In the bottom of the box


It would just seem to me that the 17th-century French playwright, poet, and actor,Jean-Baptiste Poquelin, a man commonly called, simply, Moliere, wasn't particularly Reformed, nor did he want to be, nor was he expected to be. I'm thinking that during 19th century Dutch Reformed Holland, Moliere would be dismissed as a lightweight--the writer of comic sketches that tended to be, well, farcical, a funny bone without a body, someone probably left best unstudied simply because he was a man of "the theater," and Lord knows "the theater" was huge risk, a first step into sin.

So you can imagine my shock when I discovered this amazing twosome, Moliere and Racine, in the bottom of an old box of books, part of the library of Prof. G. K. Hemkes, a studied theologian from the early days of a tiny little denomination of nay-sayers, the Christian Reformed Church, a break-off of the much older Dutch Reformed Church.

Hemkes was my great-grandfather, long gone before I was born. Nobody I know knew him. My dad didn't and claimed he didn't know much about him either. Grandpa Schaap, who married his daughter, was gone by the time I was five or six. He died without calling me into his room to tell me stories; in fact, no uncles or aunts knew much about this Hemkes guy either. 

From what little I could glean from a few articles, he was a conservative in the wars of his time, most of which centered (as they still do) on the degree of worldliness Christians can risk by membership in any group other than their own hometown congregations. I suppose the easiest way of saying it is that Professor Hemkes tended to shun the outreach of this world. "Worldliness" was an iron hammer back then, and by all means you didn't want to be smashed by it, worldliness that is.

So, those books up there are the top of the page, seemingly unopened, were a shock when I found them. It never would have occurred to me that my conservative grandfather would have owned them, but own them he did.

I'm guessing that it's his handwriting, in his book, a collection of plays by Moliere, the jokester, that he might well be have bought from Mr. H. Bosma on October 12 of 1859. Back then, he was still in Holland, hadn't yet immigrated. 

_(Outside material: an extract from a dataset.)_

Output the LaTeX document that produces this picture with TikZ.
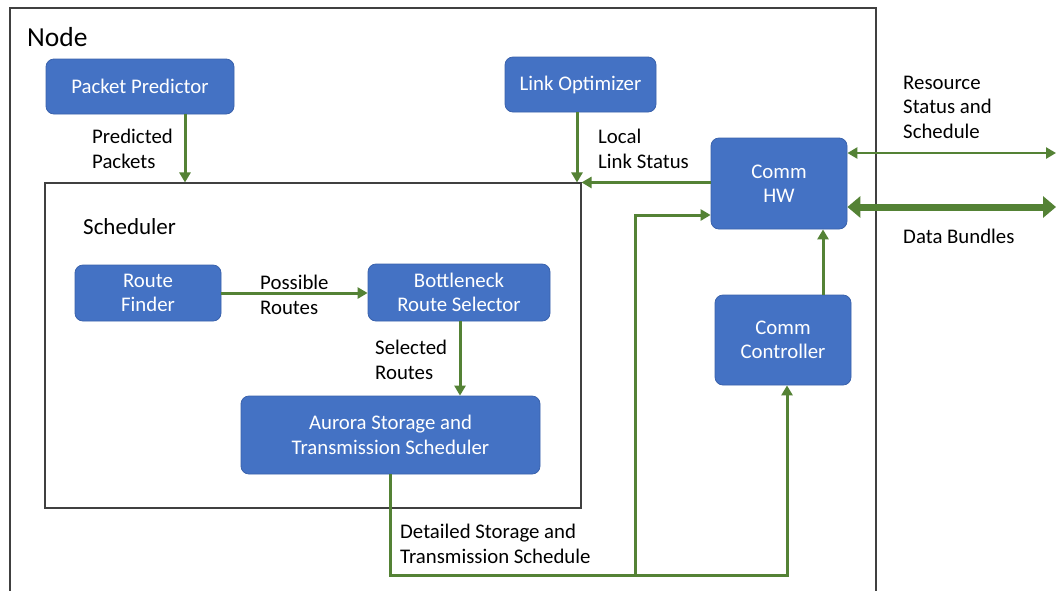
\documentclass[tikz,border=0pt]{standalone}
\usepackage{fontspec}
\setmainfont{Carlito}
\usetikzlibrary{arrows.meta}
\definecolor{boxblue}{HTML}{4472C4}
\definecolor{boxedge}{HTML}{3A62AC}
\definecolor{arrgreen}{HTML}{548235}
\definecolor{frame}{HTML}{404040}
\begin{document}
\begin{tikzpicture}[x=1pt,y=-1pt,
  blk/.style={draw=boxedge, line width=0.8pt, fill=boxblue, rounded corners=8pt, text=white, align=center,
    font=\fontsize{20.8}{24.5}\selectfont, inner sep=0pt},
  lbl/.style={align=left, anchor=west, font=\fontsize{20.8}{24.5}\selectfont, inner sep=0pt},
  flow/.style={draw=arrgreen, line width=3pt, -{Triangle[length=10pt,width=11pt]}},
  thinbi/.style={draw=arrgreen, line width=2.8pt, {Triangle[length=10pt,width=11pt]}-{Triangle[length=10pt,width=11pt]}},
  thickbi/.style={draw=arrgreen, line width=7pt, {Triangle[length=13pt,width=21pt]}-{Triangle[length=13pt,width=21pt]}},
  framebox/.style={draw=frame, line width=1.1pt}
]
\useasboundingbox (0,0) rectangle (1056,590);
\fill[white] (0,0) rectangle (1056,590);
% outer node frame
\draw[framebox] (10,592) -- (10,8) -- (876,8) -- (876,592);
\node[anchor=west, inner sep=0pt, font=\fontsize{27.5}{32}\selectfont] (title) at (27,37) {Node};

% scheduler frame
\node[framebox, minimum width=536pt, minimum height=325pt, inner sep=0pt] (sched) at (313,345.5) {};
\node[anchor=west, inner sep=0pt, font=\fontsize{23}{27}\selectfont] (schedlbl) at (83,227) {Scheduler};

% blocks
\node[blk, minimum width=188pt, minimum height=55pt] (pp) at (140,86.5) {Packet Predictor};
\node[blk, minimum width=151pt, minimum height=55pt] (lo) at (580.5,84.5) {Link Optimizer};
\node[blk, minimum width=146pt, minimum height=56pt] (rf) at (148,293) {Route\\Finder};
\node[blk, minimum width=182pt, minimum height=57pt] (bn) at (459,292.5) {Bottleneck\\Route Selector};
\node[blk, minimum width=299pt, minimum height=78pt] (ast) at (390.5,435) {Aurora Storage and\\Transmission Scheduler};
\node[blk, minimum width=136pt, minimum height=91pt] (hw) at (779,183.5) {Comm\\HW};
\node[blk, minimum width=136pt, minimum height=90pt] (cc) at (783,340) {Comm\\Controller};

% connectors
\draw[flow] (185,0 |- pp.south) -- (185,0 |- sched.north);
\draw[flow] (577,0 |- lo.south) -- (577,0 |- sched.north);
\draw[flow] (hw.west |- sched.north east) -- (sched.north east);
\draw[flow] (rf.east) -- (rf.east -| bn.west);
\draw[flow] (460,0 |- bn.south) -- (460,0 |- ast.north);
\coordinate (j) at (635,575);
\draw[flow] (ast.south) |- (j) |- (hw.west |- 0,215);
\draw[flow] (j) -| (787,0 |- cc.south);
\draw[flow] (823,0 |- cc.north) -- (823,0 |- hw.south);
\coordinate (rs) at (1056,153);
\coordinate (db) at (1056,207);
\draw[thinbi] (hw.east |- rs) -- (rs);
\draw[thickbi] (hw.east |- db) -- (db);

% labels
\node[lbl] (l1) at (92,149) {Predicted\\Packets};
\node[lbl] (l2) at (598,149) {Local\\Link Status};
\node[lbl] (l3) at (260,295) {Possible\\Routes};
\node[lbl] (l4) at (375,360) {Selected\\Routes};
\node[lbl] (l5) at (400,544) {Detailed Storage and\\Transmission Schedule};
\node[lbl] (l6) at (903,107) {Resource\\Status and\\Schedule};
\node[lbl] (l7) at (903,236) {Data Bundles};
\end{tikzpicture}
\end{document}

I was non-plussed. My very conservative great-grandpa would have had on the shelves of his library the complete Moliere? There it was in my hands, along with a copy of the plays of Racine, yet another French playwright. 

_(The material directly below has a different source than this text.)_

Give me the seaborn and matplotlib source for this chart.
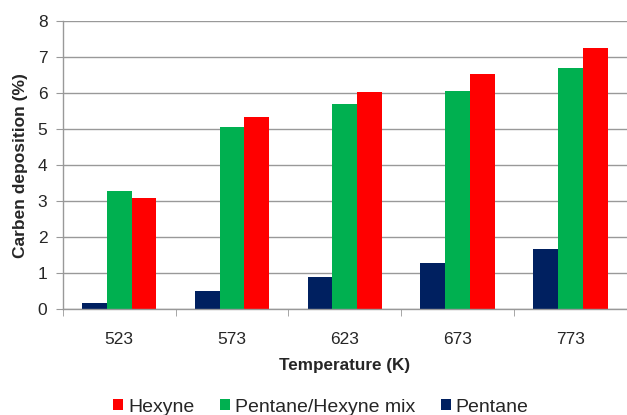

Loved it. Not because it proved him a hypocrite--one could come to that conclusion; nor because it proved him a  man of this world, also possible. I loved it because Theatre complete De J. Racine and two volumes of Moliere (in French) suggested that Grandpa wasn't only someone who fought the good fight against worldliness. What I had in my hands suggested

that if he hated the theater, if he despised worldliness, at least he knew what he was talking about.

They're in the French language, of course, and published (Moliere at least) in Paris in 1858. 

 


1 comment:

Anonymous said...

Be sure to open those old books.

Sometimes they are hollowed out and stuffed with gold coins.